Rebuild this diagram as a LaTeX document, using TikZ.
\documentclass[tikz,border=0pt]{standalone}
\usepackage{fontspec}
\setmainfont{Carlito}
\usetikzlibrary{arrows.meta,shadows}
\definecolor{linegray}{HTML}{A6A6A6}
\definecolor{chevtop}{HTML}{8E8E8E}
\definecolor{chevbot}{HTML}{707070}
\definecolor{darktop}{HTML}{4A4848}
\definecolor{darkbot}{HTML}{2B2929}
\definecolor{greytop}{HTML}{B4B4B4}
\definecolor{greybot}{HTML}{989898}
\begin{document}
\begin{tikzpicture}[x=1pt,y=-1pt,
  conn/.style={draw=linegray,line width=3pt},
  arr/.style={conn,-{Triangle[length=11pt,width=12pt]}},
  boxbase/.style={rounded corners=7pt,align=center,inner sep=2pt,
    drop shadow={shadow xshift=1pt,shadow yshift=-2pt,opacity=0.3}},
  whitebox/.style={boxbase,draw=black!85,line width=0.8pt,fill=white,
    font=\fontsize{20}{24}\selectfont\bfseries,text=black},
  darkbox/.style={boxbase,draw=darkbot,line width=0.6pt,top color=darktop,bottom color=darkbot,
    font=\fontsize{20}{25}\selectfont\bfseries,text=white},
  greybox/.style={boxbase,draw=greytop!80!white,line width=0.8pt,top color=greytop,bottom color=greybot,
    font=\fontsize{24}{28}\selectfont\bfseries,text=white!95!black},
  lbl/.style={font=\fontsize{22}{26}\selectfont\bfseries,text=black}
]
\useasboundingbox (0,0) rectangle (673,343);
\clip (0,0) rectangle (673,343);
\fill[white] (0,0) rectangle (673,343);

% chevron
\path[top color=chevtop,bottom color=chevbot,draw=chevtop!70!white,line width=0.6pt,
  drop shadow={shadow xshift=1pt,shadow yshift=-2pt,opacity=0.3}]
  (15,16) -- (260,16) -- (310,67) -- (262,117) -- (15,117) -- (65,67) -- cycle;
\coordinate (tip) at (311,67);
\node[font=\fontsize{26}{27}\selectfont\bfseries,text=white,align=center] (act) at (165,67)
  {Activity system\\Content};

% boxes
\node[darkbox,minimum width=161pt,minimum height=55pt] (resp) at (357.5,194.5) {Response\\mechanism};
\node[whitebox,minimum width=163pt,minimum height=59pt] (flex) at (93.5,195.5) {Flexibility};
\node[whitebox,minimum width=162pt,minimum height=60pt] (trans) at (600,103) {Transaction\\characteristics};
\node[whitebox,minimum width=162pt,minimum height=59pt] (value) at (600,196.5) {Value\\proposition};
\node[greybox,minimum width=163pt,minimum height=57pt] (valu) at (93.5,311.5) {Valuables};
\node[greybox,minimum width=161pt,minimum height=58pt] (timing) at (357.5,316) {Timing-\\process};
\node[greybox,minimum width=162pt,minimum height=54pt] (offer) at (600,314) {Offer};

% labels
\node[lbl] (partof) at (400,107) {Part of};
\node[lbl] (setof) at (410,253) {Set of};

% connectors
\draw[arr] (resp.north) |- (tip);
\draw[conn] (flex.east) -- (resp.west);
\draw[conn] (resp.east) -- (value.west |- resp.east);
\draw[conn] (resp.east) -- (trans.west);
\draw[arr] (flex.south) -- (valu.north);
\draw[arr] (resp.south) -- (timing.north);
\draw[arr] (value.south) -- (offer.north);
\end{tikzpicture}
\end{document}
§
• INSTRUCTION:
Copy out the data shown above without altering anything.

• FULL RESPONSE:
Rebuild this diagram as a LaTeX document, using TikZ.
\documentclass[tikz,border=0pt]{standalone}
\usepackage{fontspec}
\setmainfont{Carlito}
\usetikzlibrary{arrows.meta,shadows}
\definecolor{linegray}{HTML}{A6A6A6}
\definecolor{chevtop}{HTML}{8E8E8E}
\definecolor{chevbot}{HTML}{707070}
\definecolor{darktop}{HTML}{4A4848}
\definecolor{darkbot}{HTML}{2B2929}
\definecolor{greytop}{HTML}{B4B4B4}
\definecolor{greybot}{HTML}{989898}
\begin{document}
\begin{tikzpicture}[x=1pt,y=-1pt,
  conn/.style={draw=linegray,line width=3pt},
  arr/.style={conn,-{Triangle[length=11pt,width=12pt]}},
  boxbase/.style={rounded corners=7pt,align=center,inner sep=2pt,
    drop shadow={shadow xshift=1pt,shadow yshift=-2pt,opacity=0.3}},
  whitebox/.style={boxbase,draw=black!85,line width=0.8pt,fill=white,
    font=\fontsize{20}{24}\selectfont\bfseries,text=black},
  darkbox/.style={boxbase,draw=darkbot,line width=0.6pt,top color=darktop,bottom color=darkbot,
    font=\fontsize{20}{25}\selectfont\bfseries,text=white},
  greybox/.style={boxbase,draw=greytop!80!white,line width=0.8pt,top color=greytop,bottom color=greybot,
    font=\fontsize{24}{28}\selectfont\bfseries,text=white!95!black},
  lbl/.style={font=\fontsize{22}{26}\selectfont\bfseries,text=black}
]
\useasboundingbox (0,0) rectangle (673,343);
\clip (0,0) rectangle (673,343);
\fill[white] (0,0) rectangle (673,343);

% chevron
\path[top color=chevtop,bottom color=chevbot,draw=chevtop!70!white,line width=0.6pt,
  drop shadow={shadow xshift=1pt,shadow yshift=-2pt,opacity=0.3}]
  (15,16) -- (260,16) -- (310,67) -- (262,117) -- (15,117) -- (65,67) -- cycle;
\coordinate (tip) at (311,67);
\node[font=\fontsize{26}{27}\selectfont\bfseries,text=white,align=center] (act) at (165,67)
  {Activity system\\Content};

% boxes
\node[darkbox,minimum width=161pt,minimum height=55pt] (resp) at (357.5,194.5) {Response\\mechanism};
\node[whitebox,minimum width=163pt,minimum height=59pt] (flex) at (93.5,195.5) {Flexibility};
\node[whitebox,minimum width=162pt,minimum height=60pt] (trans) at (600,103) {Transaction\\characteristics};
\node[whitebox,minimum width=162pt,minimum height=59pt] (value) at (600,196.5) {Value\\proposition};
\node[greybox,minimum width=163pt,minimum height=57pt] (valu) at (93.5,311.5) {Valuables};
\node[greybox,minimum width=161pt,minimum height=58pt] (timing) at (357.5,316) {Timing-\\process};
\node[greybox,minimum width=162pt,minimum height=54pt] (offer) at (600,314) {Offer};

% labels
\node[lbl] (partof) at (400,107) {Part of};
\node[lbl] (setof) at (410,253) {Set of};

% connectors
\draw[arr] (resp.north) |- (tip);
\draw[conn] (flex.east) -- (resp.west);
\draw[conn] (resp.east) -- (value.west |- resp.east);
\draw[conn] (resp.east) -- (trans.west);
\draw[arr] (flex.south) -- (valu.north);
\draw[arr] (resp.south) -- (timing.north);
\draw[arr] (value.south) -- (offer.north);
\end{tikzpicture}
\end{document}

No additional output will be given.